::: Material provided
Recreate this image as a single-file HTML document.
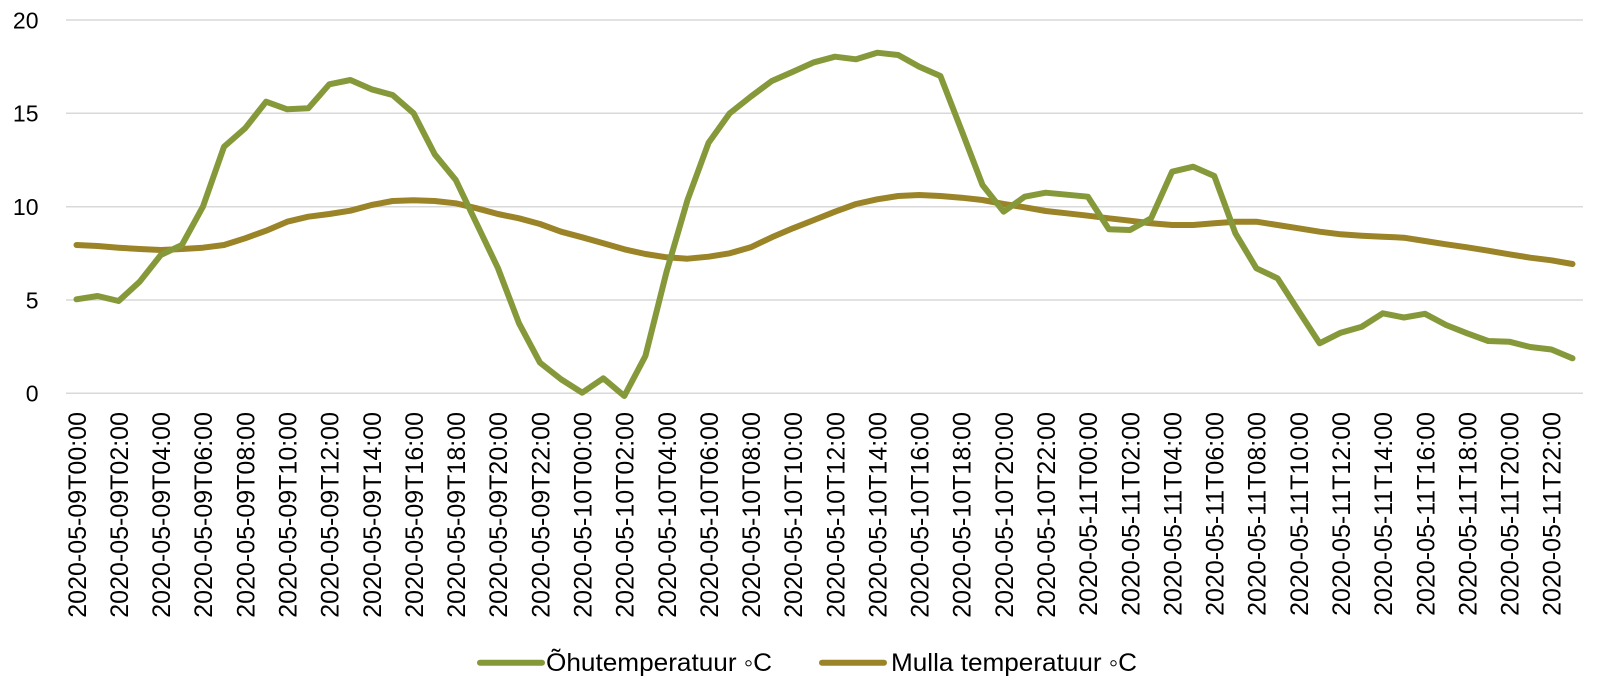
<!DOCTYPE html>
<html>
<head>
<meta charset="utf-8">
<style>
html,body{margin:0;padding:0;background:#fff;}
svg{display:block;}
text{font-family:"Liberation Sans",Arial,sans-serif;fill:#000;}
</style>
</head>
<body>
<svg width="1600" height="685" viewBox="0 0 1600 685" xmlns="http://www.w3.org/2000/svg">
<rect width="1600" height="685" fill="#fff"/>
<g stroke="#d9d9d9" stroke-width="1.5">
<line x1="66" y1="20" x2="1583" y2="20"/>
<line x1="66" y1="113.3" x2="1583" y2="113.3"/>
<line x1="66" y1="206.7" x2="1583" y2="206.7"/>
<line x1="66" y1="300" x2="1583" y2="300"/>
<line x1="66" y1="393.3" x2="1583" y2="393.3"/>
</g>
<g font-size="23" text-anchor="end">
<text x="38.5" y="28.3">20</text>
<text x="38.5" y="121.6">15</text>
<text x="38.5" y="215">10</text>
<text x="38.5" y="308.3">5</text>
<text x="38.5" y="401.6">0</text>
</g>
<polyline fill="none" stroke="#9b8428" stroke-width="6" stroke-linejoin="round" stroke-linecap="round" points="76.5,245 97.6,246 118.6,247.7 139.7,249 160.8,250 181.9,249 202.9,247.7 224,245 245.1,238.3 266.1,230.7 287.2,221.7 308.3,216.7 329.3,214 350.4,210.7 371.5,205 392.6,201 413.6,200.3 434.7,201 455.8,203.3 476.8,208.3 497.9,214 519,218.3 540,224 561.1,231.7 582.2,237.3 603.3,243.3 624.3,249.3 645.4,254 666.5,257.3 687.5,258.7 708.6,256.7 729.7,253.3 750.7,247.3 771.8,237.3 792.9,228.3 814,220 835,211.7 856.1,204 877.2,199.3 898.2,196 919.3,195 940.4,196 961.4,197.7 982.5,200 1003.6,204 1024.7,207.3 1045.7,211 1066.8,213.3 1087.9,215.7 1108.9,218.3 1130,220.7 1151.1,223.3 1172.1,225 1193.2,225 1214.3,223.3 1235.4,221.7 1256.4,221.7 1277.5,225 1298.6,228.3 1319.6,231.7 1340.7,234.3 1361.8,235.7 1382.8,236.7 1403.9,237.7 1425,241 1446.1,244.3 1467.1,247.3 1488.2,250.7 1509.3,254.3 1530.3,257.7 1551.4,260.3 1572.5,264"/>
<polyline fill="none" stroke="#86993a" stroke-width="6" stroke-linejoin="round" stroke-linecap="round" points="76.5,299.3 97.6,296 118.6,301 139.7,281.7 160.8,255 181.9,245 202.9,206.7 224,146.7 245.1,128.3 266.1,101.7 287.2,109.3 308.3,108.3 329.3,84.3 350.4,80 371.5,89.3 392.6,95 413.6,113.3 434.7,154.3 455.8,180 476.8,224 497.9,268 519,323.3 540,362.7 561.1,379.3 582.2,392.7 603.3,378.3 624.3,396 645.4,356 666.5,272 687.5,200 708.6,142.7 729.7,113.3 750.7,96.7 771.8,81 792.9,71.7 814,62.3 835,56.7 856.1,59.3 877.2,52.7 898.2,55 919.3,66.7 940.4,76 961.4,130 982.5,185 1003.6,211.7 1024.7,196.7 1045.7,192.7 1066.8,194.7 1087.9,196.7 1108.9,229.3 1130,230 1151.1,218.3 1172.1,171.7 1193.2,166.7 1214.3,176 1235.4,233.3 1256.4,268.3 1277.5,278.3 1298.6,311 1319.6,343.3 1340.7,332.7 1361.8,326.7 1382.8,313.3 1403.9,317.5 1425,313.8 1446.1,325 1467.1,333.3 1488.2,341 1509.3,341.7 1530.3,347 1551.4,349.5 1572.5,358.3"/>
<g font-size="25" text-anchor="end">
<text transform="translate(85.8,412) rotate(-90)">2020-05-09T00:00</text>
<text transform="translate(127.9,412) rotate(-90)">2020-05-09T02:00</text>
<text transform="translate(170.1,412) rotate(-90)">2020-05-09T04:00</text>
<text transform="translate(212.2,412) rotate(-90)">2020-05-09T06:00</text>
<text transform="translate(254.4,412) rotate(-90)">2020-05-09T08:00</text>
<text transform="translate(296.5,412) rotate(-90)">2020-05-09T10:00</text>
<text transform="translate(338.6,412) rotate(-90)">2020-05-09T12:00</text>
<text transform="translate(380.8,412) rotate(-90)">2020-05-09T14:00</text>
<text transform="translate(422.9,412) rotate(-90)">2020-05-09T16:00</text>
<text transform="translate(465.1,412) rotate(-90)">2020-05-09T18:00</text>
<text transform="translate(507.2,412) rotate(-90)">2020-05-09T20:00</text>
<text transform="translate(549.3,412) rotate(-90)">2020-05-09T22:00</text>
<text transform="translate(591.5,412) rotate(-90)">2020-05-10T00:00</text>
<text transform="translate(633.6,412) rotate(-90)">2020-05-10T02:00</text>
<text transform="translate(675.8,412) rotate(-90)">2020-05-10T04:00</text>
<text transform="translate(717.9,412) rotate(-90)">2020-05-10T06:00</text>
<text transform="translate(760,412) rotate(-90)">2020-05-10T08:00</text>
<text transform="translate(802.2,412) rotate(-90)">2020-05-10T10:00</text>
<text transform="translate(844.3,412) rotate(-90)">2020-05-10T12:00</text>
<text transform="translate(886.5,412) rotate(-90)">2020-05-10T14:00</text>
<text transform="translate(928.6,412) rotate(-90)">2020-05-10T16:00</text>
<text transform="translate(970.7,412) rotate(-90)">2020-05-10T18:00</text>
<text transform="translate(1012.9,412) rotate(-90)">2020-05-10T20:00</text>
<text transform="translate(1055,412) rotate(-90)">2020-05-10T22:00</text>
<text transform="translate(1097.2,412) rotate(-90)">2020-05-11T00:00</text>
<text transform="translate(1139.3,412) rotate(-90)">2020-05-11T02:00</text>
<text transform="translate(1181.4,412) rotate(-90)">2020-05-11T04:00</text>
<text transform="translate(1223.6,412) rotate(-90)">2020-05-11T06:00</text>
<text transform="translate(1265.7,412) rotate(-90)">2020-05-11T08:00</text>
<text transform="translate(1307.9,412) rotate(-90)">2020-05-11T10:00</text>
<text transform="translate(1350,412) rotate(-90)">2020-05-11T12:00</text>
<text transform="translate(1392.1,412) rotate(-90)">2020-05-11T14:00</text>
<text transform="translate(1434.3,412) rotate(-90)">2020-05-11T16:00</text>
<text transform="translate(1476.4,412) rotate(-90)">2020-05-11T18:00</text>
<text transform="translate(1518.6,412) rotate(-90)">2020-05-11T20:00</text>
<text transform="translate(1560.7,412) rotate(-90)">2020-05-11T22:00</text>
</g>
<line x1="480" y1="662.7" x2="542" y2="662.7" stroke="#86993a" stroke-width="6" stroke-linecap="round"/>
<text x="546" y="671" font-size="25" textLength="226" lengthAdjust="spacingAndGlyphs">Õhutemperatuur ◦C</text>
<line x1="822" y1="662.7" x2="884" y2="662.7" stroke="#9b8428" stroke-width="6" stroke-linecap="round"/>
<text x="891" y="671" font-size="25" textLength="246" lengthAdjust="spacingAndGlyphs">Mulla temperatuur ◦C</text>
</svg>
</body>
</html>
::::::
__Aim of the exercise__: Repeat all of the data above word for word, minus the pictures.

__Finished exercise__:
Recreate this image as a single-file HTML document.
<!DOCTYPE html>
<html>
<head>
<meta charset="utf-8">
<style>
html,body{margin:0;padding:0;background:#fff;}
svg{display:block;}
text{font-family:"Liberation Sans",Arial,sans-serif;fill:#000;}
</style>
</head>
<body>
<svg width="1600" height="685" viewBox="0 0 1600 685" xmlns="http://www.w3.org/2000/svg">
<rect width="1600" height="685" fill="#fff"/>
<g stroke="#d9d9d9" stroke-width="1.5">
<line x1="66" y1="20" x2="1583" y2="20"/>
<line x1="66" y1="113.3" x2="1583" y2="113.3"/>
<line x1="66" y1="206.7" x2="1583" y2="206.7"/>
<line x1="66" y1="300" x2="1583" y2="300"/>
<line x1="66" y1="393.3" x2="1583" y2="393.3"/>
</g>
<g font-size="23" text-anchor="end">
<text x="38.5" y="28.3">20</text>
<text x="38.5" y="121.6">15</text>
<text x="38.5" y="215">10</text>
<text x="38.5" y="308.3">5</text>
<text x="38.5" y="401.6">0</text>
</g>
<polyline fill="none" stroke="#9b8428" stroke-width="6" stroke-linejoin="round" stroke-linecap="round" points="76.5,245 97.6,246 118.6,247.7 139.7,249 160.8,250 181.9,249 202.9,247.7 224,245 245.1,238.3 266.1,230.7 287.2,221.7 308.3,216.7 329.3,214 350.4,210.7 371.5,205 392.6,201 413.6,200.3 434.7,201 455.8,203.3 476.8,208.3 497.9,214 519,218.3 540,224 561.1,231.7 582.2,237.3 603.3,243.3 624.3,249.3 645.4,254 666.5,257.3 687.5,258.7 708.6,256.7 729.7,253.3 750.7,247.3 771.8,237.3 792.9,228.3 814,220 835,211.7 856.1,204 877.2,199.3 898.2,196 919.3,195 940.4,196 961.4,197.7 982.5,200 1003.6,204 1024.7,207.3 1045.7,211 1066.8,213.3 1087.9,215.7 1108.9,218.3 1130,220.7 1151.1,223.3 1172.1,225 1193.2,225 1214.3,223.3 1235.4,221.7 1256.4,221.7 1277.5,225 1298.6,228.3 1319.6,231.7 1340.7,234.3 1361.8,235.7 1382.8,236.7 1403.9,237.7 1425,241 1446.1,244.3 1467.1,247.3 1488.2,250.7 1509.3,254.3 1530.3,257.7 1551.4,260.3 1572.5,264"/>
<polyline fill="none" stroke="#86993a" stroke-width="6" stroke-linejoin="round" stroke-linecap="round" points="76.5,299.3 97.6,296 118.6,301 139.7,281.7 160.8,255 181.9,245 202.9,206.7 224,146.7 245.1,128.3 266.1,101.7 287.2,109.3 308.3,108.3 329.3,84.3 350.4,80 371.5,89.3 392.6,95 413.6,113.3 434.7,154.3 455.8,180 476.8,224 497.9,268 519,323.3 540,362.7 561.1,379.3 582.2,392.7 603.3,378.3 624.3,396 645.4,356 666.5,272 687.5,200 708.6,142.7 729.7,113.3 750.7,96.7 771.8,81 792.9,71.7 814,62.3 835,56.7 856.1,59.3 877.2,52.7 898.2,55 919.3,66.7 940.4,76 961.4,130 982.5,185 1003.6,211.7 1024.7,196.7 1045.7,192.7 1066.8,194.7 1087.9,196.7 1108.9,229.3 1130,230 1151.1,218.3 1172.1,171.7 1193.2,166.7 1214.3,176 1235.4,233.3 1256.4,268.3 1277.5,278.3 1298.6,311 1319.6,343.3 1340.7,332.7 1361.8,326.7 1382.8,313.3 1403.9,317.5 1425,313.8 1446.1,325 1467.1,333.3 1488.2,341 1509.3,341.7 1530.3,347 1551.4,349.5 1572.5,358.3"/>
<g font-size="25" text-anchor="end">
<text transform="translate(85.8,412) rotate(-90)">2020-05-09T00:00</text>
<text transform="translate(127.9,412) rotate(-90)">2020-05-09T02:00</text>
<text transform="translate(170.1,412) rotate(-90)">2020-05-09T04:00</text>
<text transform="translate(212.2,412) rotate(-90)">2020-05-09T06:00</text>
<text transform="translate(254.4,412) rotate(-90)">2020-05-09T08:00</text>
<text transform="translate(296.5,412) rotate(-90)">2020-05-09T10:00</text>
<text transform="translate(338.6,412) rotate(-90)">2020-05-09T12:00</text>
<text transform="translate(380.8,412) rotate(-90)">2020-05-09T14:00</text>
<text transform="translate(422.9,412) rotate(-90)">2020-05-09T16:00</text>
<text transform="translate(465.1,412) rotate(-90)">2020-05-09T18:00</text>
<text transform="translate(507.2,412) rotate(-90)">2020-05-09T20:00</text>
<text transform="translate(549.3,412) rotate(-90)">2020-05-09T22:00</text>
<text transform="translate(591.5,412) rotate(-90)">2020-05-10T00:00</text>
<text transform="translate(633.6,412) rotate(-90)">2020-05-10T02:00</text>
<text transform="translate(675.8,412) rotate(-90)">2020-05-10T04:00</text>
<text transform="translate(717.9,412) rotate(-90)">2020-05-10T06:00</text>
<text transform="translate(760,412) rotate(-90)">2020-05-10T08:00</text>
<text transform="translate(802.2,412) rotate(-90)">2020-05-10T10:00</text>
<text transform="translate(844.3,412) rotate(-90)">2020-05-10T12:00</text>
<text transform="translate(886.5,412) rotate(-90)">2020-05-10T14:00</text>
<text transform="translate(928.6,412) rotate(-90)">2020-05-10T16:00</text>
<text transform="translate(970.7,412) rotate(-90)">2020-05-10T18:00</text>
<text transform="translate(1012.9,412) rotate(-90)">2020-05-10T20:00</text>
<text transform="translate(1055,412) rotate(-90)">2020-05-10T22:00</text>
<text transform="translate(1097.2,412) rotate(-90)">2020-05-11T00:00</text>
<text transform="translate(1139.3,412) rotate(-90)">2020-05-11T02:00</text>
<text transform="translate(1181.4,412) rotate(-90)">2020-05-11T04:00</text>
<text transform="translate(1223.6,412) rotate(-90)">2020-05-11T06:00</text>
<text transform="translate(1265.7,412) rotate(-90)">2020-05-11T08:00</text>
<text transform="translate(1307.9,412) rotate(-90)">2020-05-11T10:00</text>
<text transform="translate(1350,412) rotate(-90)">2020-05-11T12:00</text>
<text transform="translate(1392.1,412) rotate(-90)">2020-05-11T14:00</text>
<text transform="translate(1434.3,412) rotate(-90)">2020-05-11T16:00</text>
<text transform="translate(1476.4,412) rotate(-90)">2020-05-11T18:00</text>
<text transform="translate(1518.6,412) rotate(-90)">2020-05-11T20:00</text>
<text transform="translate(1560.7,412) rotate(-90)">2020-05-11T22:00</text>
</g>
<line x1="480" y1="662.7" x2="542" y2="662.7" stroke="#86993a" stroke-width="6" stroke-linecap="round"/>
<text x="546" y="671" font-size="25" textLength="226" lengthAdjust="spacingAndGlyphs">Õhutemperatuur ◦C</text>
<line x1="822" y1="662.7" x2="884" y2="662.7" stroke="#9b8428" stroke-width="6" stroke-linecap="round"/>
<text x="891" y="671" font-size="25" textLength="246" lengthAdjust="spacingAndGlyphs">Mulla temperatuur ◦C</text>
</svg>
</body>
</html>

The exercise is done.